Facendo il conto quindi, secondo Malm non ci torneranno utili il costruttivismo, l’ibridismo, e nemmeno il postumanesimo. Clive Hamilton, autore – tra gli altri – di Defiant Earth, sembra quasi divertito dal cattivo tempismo della diffusione del pensiero postumanista, così seducente, negli stessi anni in cui il potere trasformativo dell’uomo sulla biosfera non è mai stato così conclamato: l’agency, la nostra capacità e consapevolezza nell’agire, rende l’essere umano uno scherzo della natura.
A differenza infatti di quanto professino i nuovi materialisti (l’ultimo obiettivo nel mirino di Malm), il carbone, il petrolio, i gas naturali sepolti nelle profondità del pianeta non possono decidere di erompere dalla crosta terrestre tra Ottocento e Novecento, non possono decidere di sprigionare diossido di carbonio durante la loro combustione, non possono insomma scrivere la storia insieme a noi. Gli esseri umani invece, per quanto nati dalla stessa tavola periodica, possono decidere di dirottare o frenare le loro intenzioni. Sia a livello individuale (grazie a quella che chiamiamo coscienza), che a livello collettivo (grazie a quella che chiamiamo politica).
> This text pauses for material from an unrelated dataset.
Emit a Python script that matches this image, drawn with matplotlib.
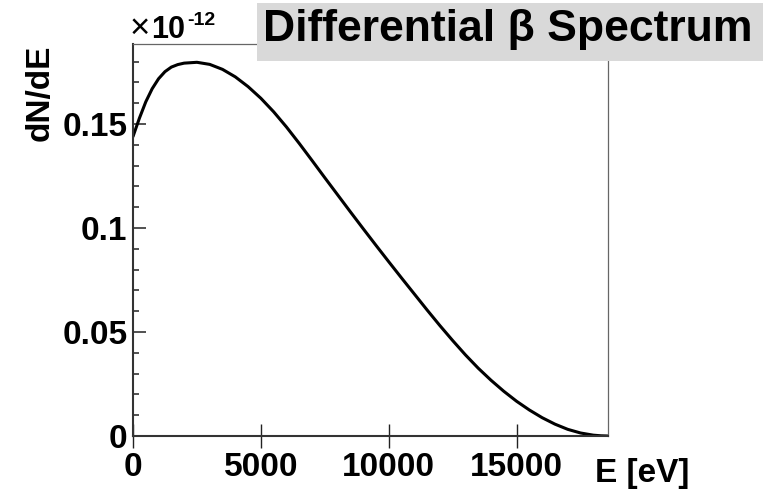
import matplotlib.pyplot as plt
from matplotlib.patches import Rectangle
from matplotlib.ticker import MultipleLocator

plt.rcParams['font.family'] = ['Liberation Sans', 'DejaVu Sans']
plt.rcParams['font.weight'] = 'bold'

# Spectrum (dN/dE in units of 1e-12)
energy = [0, 250, 500, 750, 1000, 1250, 1500, 1750, 2000, 2500, 3000, 3500,
          4000, 4500, 5000, 5500, 6000, 6500, 7000, 7500, 8000, 8500, 9000,
          9500, 10000, 10500, 11000, 11500, 12000, 12500, 13000, 13500, 14000,
          14500, 15000, 15500, 16000, 16500, 17000, 17500, 18000, 18300, 18574]
dnde = [0.1440, 0.1528, 0.1607, 0.1670, 0.1718, 0.1752, 0.1774, 0.1786,
        0.1793, 0.1797, 0.1787, 0.1763, 0.1727, 0.1680, 0.1624, 0.1559,
        0.1486, 0.1407, 0.1325, 0.1242, 0.1160, 0.1078, 0.0997, 0.0917,
        0.0838, 0.0760, 0.0683, 0.0606, 0.0531, 0.0459, 0.0390, 0.0326,
        0.0268, 0.0215, 0.0167, 0.0125, 0.0088, 0.0057, 0.0032, 0.00145,
        0.0004, 0.0001, 0.0]

x_ticks = [0, 5000, 10000, 15000]
y_ticks = [0, 0.05, 0.1, 0.15]
y_tick_labels = ['0', '0.05', '0.1', '0.15']

W, H = 782, 494

def px(x, y):
    # pixel position -> figure fraction
    return x / W, 1 - y / H

fig = plt.figure(figsize=(W / 100, H / 100), dpi=100)
ax = fig.add_axes([133 / W, 1 - 436 / H, (608 - 133) / W, (436 - 44) / H])

ax.plot(energy, dnde, color='black', lw=2.2, solid_capstyle='round',
        solid_joinstyle='round')
ax.set_xlim(0, 18574)
ax.set_ylim(0, 0.1885)

ax.set_xticks(x_ticks)
ax.set_xticklabels([str(t) for t in x_ticks])
ax.set_yticks(y_ticks)
ax.set_yticklabels(y_tick_labels)
ax.yaxis.set_minor_locator(MultipleLocator(0.01))

ax.tick_params(axis='x', direction='inout', length=17, width=1.0,
               labelsize=24, pad=3, color='#222222')
ax.tick_params(axis='y', which='major', direction='in', length=9, width=1.2,
               labelsize=24, pad=4, color='#333333')
ax.tick_params(axis='y', which='minor', direction='in', length=4.5, width=1.2,
               color='#333333')
ax.tick_params(top=False, right=False)

for s in ['top', 'right']:
    ax.spines[s].set_color('#666666')
    ax.spines[s].set_linewidth(0.9)
for s in ['left', 'bottom']:
    ax.spines[s].set_color('#333333')
    ax.spines[s].set_linewidth(1.5)

# axis titles
fig.text(*px(40, 45), 'dN/dE', rotation=90, ha='center', va='top', fontsize=24)
fig.text(*px(689, 473), 'E [eV]', ha='right', va='center', fontsize=24)

# exponent label
fig.text(*px(130, 38), '\u00d7', ha='left', va='baseline', fontsize=25,
         fontweight='normal')
fig.text(*px(151, 38), '10', ha='left', va='baseline', fontsize=22)
fig.text(*px(187, 25), '-12', ha='left', va='baseline', fontsize=14)

# title box
x0, y0 = px(257, 61)
x1, y1 = px(763, 3)
fig.patches.append(Rectangle((x0, y0), x1 - x0, y1 - y0, transform=fig.transFigure,
                             facecolor='#d9d9d9', edgecolor='none', zorder=5))
fig.text(*px(508, 30), 'Differential \u03b2 Spectrum', ha='center', va='center',
         fontsize=32, zorder=6)

fig.savefig('out.png', dpi=100)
Certificato che il riscaldamento globale dipende dallo sfruttamento dei combustibili fossili, perché escludere allora le compagnie petrolifere dal privilegio della responsabilità? Perché la politica non le aiuta, finché c’è il tempo delle buone maniere, a dirottare le loro intenzioni? Ovviamente alla domanda, per quanto retorica, hanno risposto negli ultimi anni migliaia di scienziati, scrittori, economisti, filosofi, esseri umani di qualsiasi foggia e latitudine, e continueranno a farlo, nonostante la risposta sia nota dal primo momento in cui si è cercata.
La teoria offre il suo contributo, per quanto limitato; per farlo deve almeno evitare di trasformarsi in ostacolo. Siamo uno scherzo della natura, ed è in questa deformità che potremo individuare il motore della militanza ecologista.